_THE PROBLEM_. From the very first line of the data to the line containing "fig.savefig('out.png', dpi=100)", retype everything exactly, leaving the pictures behind.

Source data:

━━━━━━

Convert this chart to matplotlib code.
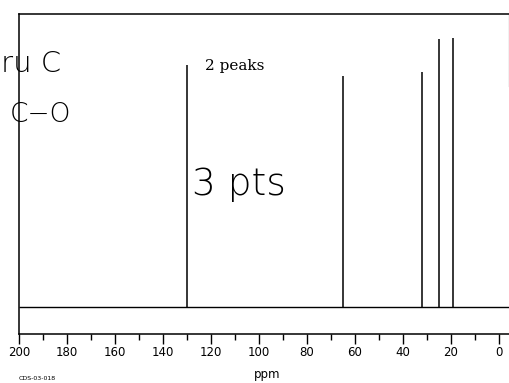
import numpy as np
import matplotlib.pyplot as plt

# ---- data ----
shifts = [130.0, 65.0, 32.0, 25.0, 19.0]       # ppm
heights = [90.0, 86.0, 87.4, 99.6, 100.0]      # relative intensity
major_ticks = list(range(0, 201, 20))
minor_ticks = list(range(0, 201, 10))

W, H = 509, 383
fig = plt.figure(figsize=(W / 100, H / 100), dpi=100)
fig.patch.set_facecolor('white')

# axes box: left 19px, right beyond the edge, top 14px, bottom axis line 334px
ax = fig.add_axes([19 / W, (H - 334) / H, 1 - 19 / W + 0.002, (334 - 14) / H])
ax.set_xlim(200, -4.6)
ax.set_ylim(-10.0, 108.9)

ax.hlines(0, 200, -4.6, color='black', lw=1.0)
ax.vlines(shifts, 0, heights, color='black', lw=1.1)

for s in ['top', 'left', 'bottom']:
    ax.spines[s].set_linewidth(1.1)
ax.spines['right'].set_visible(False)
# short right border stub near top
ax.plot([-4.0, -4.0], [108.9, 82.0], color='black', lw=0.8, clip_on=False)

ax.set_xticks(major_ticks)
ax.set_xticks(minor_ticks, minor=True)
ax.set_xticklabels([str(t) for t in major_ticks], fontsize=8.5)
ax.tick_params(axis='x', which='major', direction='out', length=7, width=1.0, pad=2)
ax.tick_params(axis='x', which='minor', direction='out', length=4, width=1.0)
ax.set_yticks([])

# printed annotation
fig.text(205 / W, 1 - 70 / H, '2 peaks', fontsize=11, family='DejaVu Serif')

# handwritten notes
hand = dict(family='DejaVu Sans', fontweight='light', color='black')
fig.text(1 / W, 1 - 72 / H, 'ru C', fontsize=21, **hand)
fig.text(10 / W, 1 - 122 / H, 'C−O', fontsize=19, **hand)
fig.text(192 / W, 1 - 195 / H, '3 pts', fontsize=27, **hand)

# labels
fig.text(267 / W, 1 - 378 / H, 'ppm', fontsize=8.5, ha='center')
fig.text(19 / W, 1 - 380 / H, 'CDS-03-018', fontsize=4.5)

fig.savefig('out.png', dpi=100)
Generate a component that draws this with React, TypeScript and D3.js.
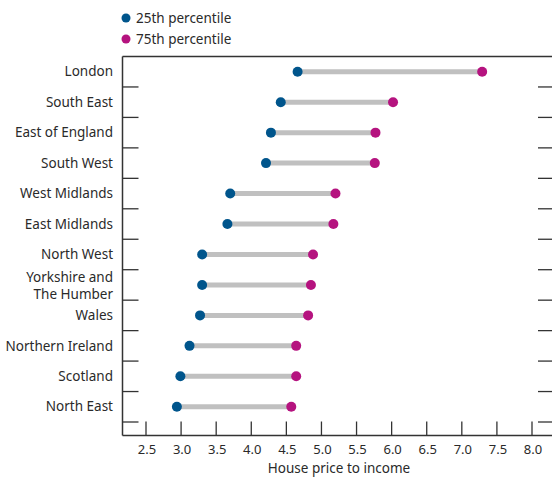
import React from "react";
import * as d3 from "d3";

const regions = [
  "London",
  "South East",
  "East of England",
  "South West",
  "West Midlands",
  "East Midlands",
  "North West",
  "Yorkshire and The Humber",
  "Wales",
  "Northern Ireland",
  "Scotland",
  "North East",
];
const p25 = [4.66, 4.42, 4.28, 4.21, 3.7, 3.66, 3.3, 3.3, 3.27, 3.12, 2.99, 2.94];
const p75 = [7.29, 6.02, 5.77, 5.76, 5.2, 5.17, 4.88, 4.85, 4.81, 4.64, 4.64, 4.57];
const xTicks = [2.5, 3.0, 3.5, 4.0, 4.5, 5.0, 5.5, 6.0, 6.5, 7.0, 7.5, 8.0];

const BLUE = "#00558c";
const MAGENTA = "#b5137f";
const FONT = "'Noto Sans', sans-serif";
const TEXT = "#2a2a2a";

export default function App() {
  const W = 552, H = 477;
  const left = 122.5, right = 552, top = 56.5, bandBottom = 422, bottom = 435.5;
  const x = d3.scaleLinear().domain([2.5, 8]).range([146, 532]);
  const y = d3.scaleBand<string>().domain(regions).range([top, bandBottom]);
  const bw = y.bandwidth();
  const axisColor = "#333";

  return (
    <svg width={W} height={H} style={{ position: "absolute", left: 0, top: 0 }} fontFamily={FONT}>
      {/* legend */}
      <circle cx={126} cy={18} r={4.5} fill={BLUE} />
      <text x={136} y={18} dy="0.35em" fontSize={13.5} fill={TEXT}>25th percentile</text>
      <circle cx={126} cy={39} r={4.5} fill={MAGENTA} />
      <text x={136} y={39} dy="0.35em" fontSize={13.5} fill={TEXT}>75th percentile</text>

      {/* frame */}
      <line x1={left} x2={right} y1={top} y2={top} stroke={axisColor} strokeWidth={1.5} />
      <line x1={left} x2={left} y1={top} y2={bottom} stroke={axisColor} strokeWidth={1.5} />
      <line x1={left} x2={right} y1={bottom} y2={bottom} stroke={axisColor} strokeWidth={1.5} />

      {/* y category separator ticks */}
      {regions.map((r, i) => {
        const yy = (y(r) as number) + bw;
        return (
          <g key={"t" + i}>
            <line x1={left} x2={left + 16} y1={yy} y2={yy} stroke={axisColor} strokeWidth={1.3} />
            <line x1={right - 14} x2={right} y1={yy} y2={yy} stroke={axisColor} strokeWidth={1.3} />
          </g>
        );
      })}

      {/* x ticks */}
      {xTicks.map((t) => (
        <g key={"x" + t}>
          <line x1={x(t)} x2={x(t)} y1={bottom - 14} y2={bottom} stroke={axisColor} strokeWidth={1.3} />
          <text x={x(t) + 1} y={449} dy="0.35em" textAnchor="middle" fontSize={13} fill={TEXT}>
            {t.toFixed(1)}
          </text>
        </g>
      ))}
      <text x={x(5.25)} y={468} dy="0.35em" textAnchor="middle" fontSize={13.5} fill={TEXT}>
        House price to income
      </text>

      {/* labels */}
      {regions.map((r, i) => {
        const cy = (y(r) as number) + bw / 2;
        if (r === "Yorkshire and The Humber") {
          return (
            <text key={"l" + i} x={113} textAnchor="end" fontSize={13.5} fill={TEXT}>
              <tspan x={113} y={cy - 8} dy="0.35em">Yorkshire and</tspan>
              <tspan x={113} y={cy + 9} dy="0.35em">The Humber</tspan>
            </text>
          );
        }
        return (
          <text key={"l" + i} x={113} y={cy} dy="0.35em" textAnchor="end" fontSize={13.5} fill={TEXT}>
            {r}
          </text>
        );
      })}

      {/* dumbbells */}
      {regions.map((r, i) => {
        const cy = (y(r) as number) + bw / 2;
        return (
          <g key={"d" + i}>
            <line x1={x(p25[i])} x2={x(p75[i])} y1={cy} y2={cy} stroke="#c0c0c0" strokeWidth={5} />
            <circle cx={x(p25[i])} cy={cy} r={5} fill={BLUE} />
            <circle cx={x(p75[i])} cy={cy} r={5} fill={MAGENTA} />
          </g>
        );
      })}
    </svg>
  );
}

━━━━━━

_THE ANSWER_.
Convert this chart to matplotlib code.
import numpy as np
import matplotlib.pyplot as plt

# ---- data ----
shifts = [130.0, 65.0, 32.0, 25.0, 19.0]       # ppm
heights = [90.0, 86.0, 87.4, 99.6, 100.0]      # relative intensity
major_ticks = list(range(0, 201, 20))
minor_ticks = list(range(0, 201, 10))

W, H = 509, 383
fig = plt.figure(figsize=(W / 100, H / 100), dpi=100)
fig.patch.set_facecolor('white')

# axes box: left 19px, right beyond the edge, top 14px, bottom axis line 334px
ax = fig.add_axes([19 / W, (H - 334) / H, 1 - 19 / W + 0.002, (334 - 14) / H])
ax.set_xlim(200, -4.6)
ax.set_ylim(-10.0, 108.9)

ax.hlines(0, 200, -4.6, color='black', lw=1.0)
ax.vlines(shifts, 0, heights, color='black', lw=1.1)

for s in ['top', 'left', 'bottom']:
    ax.spines[s].set_linewidth(1.1)
ax.spines['right'].set_visible(False)
# short right border stub near top
ax.plot([-4.0, -4.0], [108.9, 82.0], color='black', lw=0.8, clip_on=False)

ax.set_xticks(major_ticks)
ax.set_xticks(minor_ticks, minor=True)
ax.set_xticklabels([str(t) for t in major_ticks], fontsize=8.5)
ax.tick_params(axis='x', which='major', direction='out', length=7, width=1.0, pad=2)
ax.tick_params(axis='x', which='minor', direction='out', length=4, width=1.0)
ax.set_yticks([])

# printed annotation
fig.text(205 / W, 1 - 70 / H, '2 peaks', fontsize=11, family='DejaVu Serif')

# handwritten notes
hand = dict(family='DejaVu Sans', fontweight='light', color='black')
fig.text(1 / W, 1 - 72 / H, 'ru C', fontsize=21, **hand)
fig.text(10 / W, 1 - 122 / H, 'C−O', fontsize=19, **hand)
fig.text(192 / W, 1 - 195 / H, '3 pts', fontsize=27, **hand)

# labels
fig.text(267 / W, 1 - 378 / H, 'ppm', fontsize=8.5, ha='center')
fig.text(19 / W, 1 - 380 / H, 'CDS-03-018', fontsize=4.5)

fig.savefig('out.png', dpi=100)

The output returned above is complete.